Wessagusset Colony - Second Wessagusset Colony

Second Wessagusset Colony

At approximately the same time, the Plymouth Council for New England was sponsoring a new colony for New England. A patent for a settlement covering 300 square miles (780 km2) of what is now north-east of Boston Bay was given to an English captain and son of Sir Ferdinando Gorges, Robert Gorges. This settlement was intended to be a spiritual and civil capital of the council's New England colonies. Gorges was commissioned as Governor-General with authority over Plymouth and presumably future colonies. His government was also to consist of a leadership council, of which Plymouth's Governor Bradford would be a member. Unlike Weston, who had brought only working men, Gorges brought families intending for a permanent settlement. And unlike the Puritans, Gorges brought the Church of England with him, in the form of two clergymen who would oversee the spiritual health of the region.

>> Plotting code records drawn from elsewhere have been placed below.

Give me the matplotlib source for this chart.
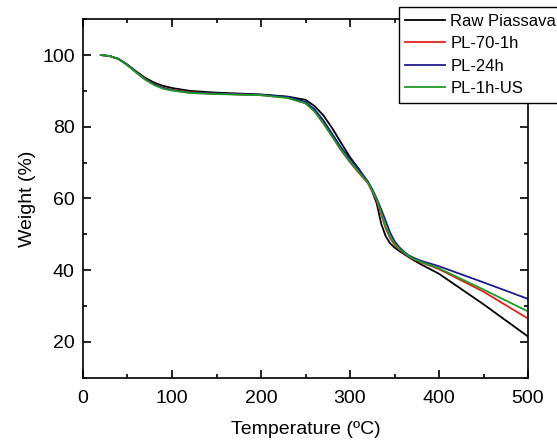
import numpy as np
import matplotlib.pyplot as plt

plt.rcParams['font.family'] = ['Liberation Sans', 'DejaVu Sans']

# TGA curves
temp = [20, 30, 40, 50, 60, 70, 80, 90, 100, 120, 150, 200, 230, 250, 260, 270, 280,
        290, 300, 310, 320, 325, 330, 335, 340, 345, 350, 355, 360, 365, 370, 380,
        400, 450, 500]

raw = [100, 99.7, 98.9, 97.3, 95.4, 93.6, 92.3, 91.4, 90.8, 90.0, 89.5, 89.0, 88.4, 87.5, 85.8,
       83.2, 79.6, 75.5, 71.5, 68.2, 64.5, 62.0, 58.6, 53.0, 49.5, 47.5, 46.3, 45.4, 44.6,
       43.8, 43.0, 41.6, 39.0, 30.5, 21.5]
pl70 = [100, 99.7, 98.9, 97.2, 95.2, 93.3, 91.9, 90.9, 90.3, 89.6, 89.2, 88.8, 88.1, 86.6, 84.4,
        81.1, 77.4, 73.4, 70.1, 67.1, 64.3, 62.1, 59.4, 55.6, 51.7, 48.9, 47.1, 45.9, 44.9,
        44.0, 43.2, 42.2, 40.3, 34.0, 26.5]
pl24 = [100, 99.7, 98.9, 97.2, 95.1, 93.2, 91.8, 90.8, 90.2, 89.5, 89.2, 88.9, 88.3, 86.9, 84.9,
        81.8, 78.0, 74.2, 71.0, 68.0, 64.8, 62.6, 60.0, 57.0, 53.8, 50.5, 48.1, 46.5, 45.3,
        44.3, 43.6, 42.6, 41.1, 36.6, 32.0]
pl1us = [100, 99.7, 98.9, 97.1, 95.1, 93.1, 91.6, 90.6, 90.1, 89.4, 89.1, 88.8, 88.0, 86.5, 84.3,
         80.9, 77.2, 73.5, 70.3, 67.3, 64.5, 62.3, 59.7, 56.1, 52.2, 49.3, 47.4, 46.1, 45.0,
         44.1, 43.3, 42.3, 40.5, 34.6, 28.5]

labels = ['Raw Piassava', 'PL-70-1h', 'PL-24h', 'PL-1h-US']
colors = ['#000000', '#e0201c', '#1c1c8c', '#1e9a2a']

fig = plt.figure(figsize=(5.57, 4.45), dpi=100)
ax = fig.add_axes([0.149, 0.151, 0.799, 0.806])

for y, lab, c in zip([raw, pl70, pl24, pl1us], labels, colors):
    ax.plot(temp, y, color=c, lw=1.3, label=lab)

ax.set_xlim(0, 500)
ax.set_ylim(10, 110)
ax.set_xticks([0, 100, 200, 300, 400, 500])
ax.set_xticks([50, 150, 250, 350, 450], minor=True)
ax.set_yticks([20, 40, 60, 80, 100])
ax.set_yticks([10, 30, 50, 70, 90, 110], minor=True)
ax.tick_params(which='both', direction='in', top=True, right=True, labelsize=14, width=1.2)
ax.tick_params(which='major', length=6)
ax.tick_params(axis='x', which='major', pad=9)
ax.tick_params(axis='y', which='major', pad=6)
ax.tick_params(which='minor', length=3)
for s in ax.spines.values():
    s.set_linewidth(1.2)

ax.set_xlabel('Temperature (ºC)', fontsize=14, labelpad=10)
ax.set_ylabel('Weight (%)', fontsize=14, labelpad=4)

leg = ax.legend(loc='upper left', bbox_to_anchor=(0.716, 0.984), bbox_transform=fig.transFigure,
                fontsize=12, frameon=True, fancybox=False, framealpha=1, edgecolor='black',
                handlelength=2.4, labelspacing=0.45, borderpad=0.4, handletextpad=0.3,
                borderaxespad=0)
leg.get_frame().set_linewidth(1.0)

fig.savefig('out.png', dpi=100)
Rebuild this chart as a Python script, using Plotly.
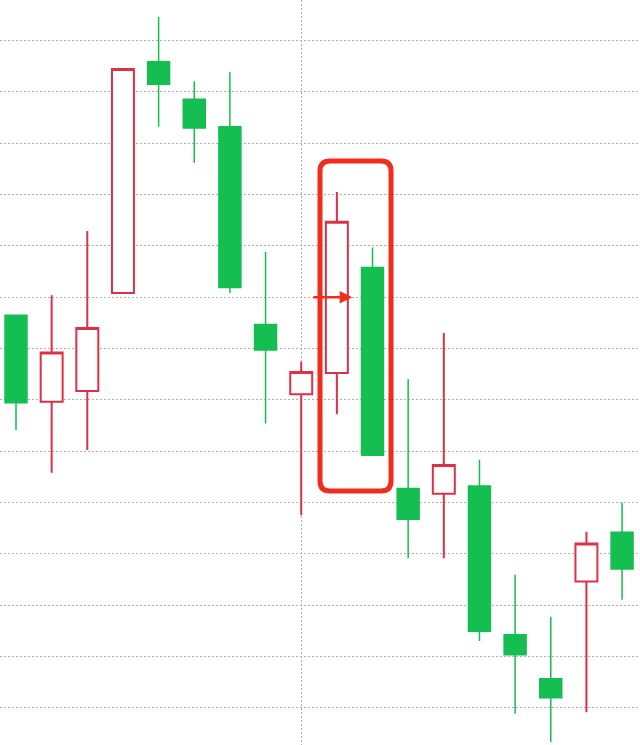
import plotly.graph_objects as go

idx = list(range(1, 19))
opens = [176.5, 159.6, 161.7, 180.8, 225.9, 218.6, 213.2, 174.7, 161.1, 165.2, 185.8, 142.7, 141.7, 143.2, 114.2, 105.6, 124.6, 134.2]
highs = [176.5, 180.4, 192.9, 224.5, 234.6, 222.1, 223.9, 188.8, 167.4, 200.5, 189.7, 164.0, 173.0, 148.3, 125.9, 117.7, 134.3, 139.9]
lows = [154.1, 145.8, 150.2, 180.8, 213.2, 206.2, 180.8, 155.4, 137.5, 157.2, 149.2, 129.1, 129.1, 113.0, 98.8, 93.3, 99.1, 121.0]
closes = [159.4, 169.2, 174.0, 224.5, 221.5, 213.0, 181.9, 169.7, 165.4, 194.7, 149.2, 136.7, 147.3, 114.9, 110.3, 101.9, 132.0, 127.0]

RED = "#dc3146"
GREEN = "#14be50"
HL = "#f02c1c"

fig = go.Figure(go.Candlestick(
    x=idx, open=opens, high=highs, low=lows, close=closes,
    increasing=dict(line=dict(color=RED, width=2), fillcolor="white"),
    decreasing=dict(line=dict(color=GREEN, width=1.5), fillcolor=GREEN),
    hoverinfo="skip",
))

# highlight box around candles 10-11
x0, x1, y0, y1 = 9.527, 11.519, 142.2, 206.55
rx, ry = 0.28, 1.95
path = (f"M {x0+rx},{y1} L {x1-rx},{y1} Q {x1},{y1} {x1},{y1-ry} "
        f"L {x1},{y0+ry} Q {x1},{y0} {x1-rx},{y0} L {x0+rx},{y0} "
        f"Q {x0},{y0} {x0},{y0+ry} L {x0},{y1-ry} Q {x0},{y1} {x0+rx},{y1} Z")
fig.add_shape(type="path", path=path, xref="x", yref="y",
              line=dict(color=HL, width=5), fillcolor="rgba(0,0,0,0)", layer="above")

fig.add_annotation(x=10.43, y=180.0, ax=9.30, ay=180.0, xref="x", yref="y",
                   axref="x", ayref="y", text="", showarrow=True,
                   arrowhead=2, arrowsize=1, arrowwidth=2.5, arrowcolor=HL, standoff=0)

fig.update_layout(
    width=640, height=745,
    margin=dict(l=0, r=0, t=0, b=0),
    paper_bgcolor="white", plot_bgcolor="white",
    showlegend=False,
    hovermode=False,
    boxgap=0.12, boxgroupgap=0.3,
    xaxis=dict(range=[0.551, 18.503], rangeslider=dict(visible=False),
               tickvals=[9], showticklabels=False, showgrid=True,
               gridcolor="#b0b0b0", griddash="2px,2px", gridwidth=1,
               zeroline=False, showline=False, ticks=""),
    yaxis=dict(range=[92.71, 237.93], tick0=100, dtick=10,
               showticklabels=False, showgrid=True,
               gridcolor="#b0b0b0", griddash="2px,2px", gridwidth=1,
               zeroline=False, showline=False, ticks=""),
)

fig.write_html("out.html", config={"staticPlot": True},
               post_script="document.body.style.margin='0px';document.body.style.overflow='hidden';")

Gorges arrived in Massachusetts in September 1623, only four months after Weston's colony collapsed. Instead of founding his colony at the location described in the patent, he instead chose the abandoned settlement at Wessagusset for his site. It was rechristened Weymouth after Weymouth, Dorset, the town where the expedition began. Over the following weeks, he visited Plymouth and ordered the arrest of Thomas Weston who had arrived in that colony in the Swan. This was his only official act as Governor-General. Weston was charged with neglect in his colony and with selling weapons were supposed to have been used for the defense of the colony. Weston denied the first charge, but confessed to the second. After consideration, Gorges released Weston "on his word" and he eventually settled as a politician in Virginia and Maryland.

After wintering in Weymouth, Gorges abandoned his new colony in the spring of 1624 due to financial difficulties. Most of his settlers returned to England, but some remained in as colonists in Weymouth, Plymouth, or Virginia. The remaining Weymouth settlers were supported by Plymouth until they were made part of the Massachusetts Bay Colony in 1630. Massachusetts Bay Governor John Winthrop visited the settlement in 1632. In time, the location of the original settlement was lost to history and development. The location of the original fort was not rediscovered until 1891.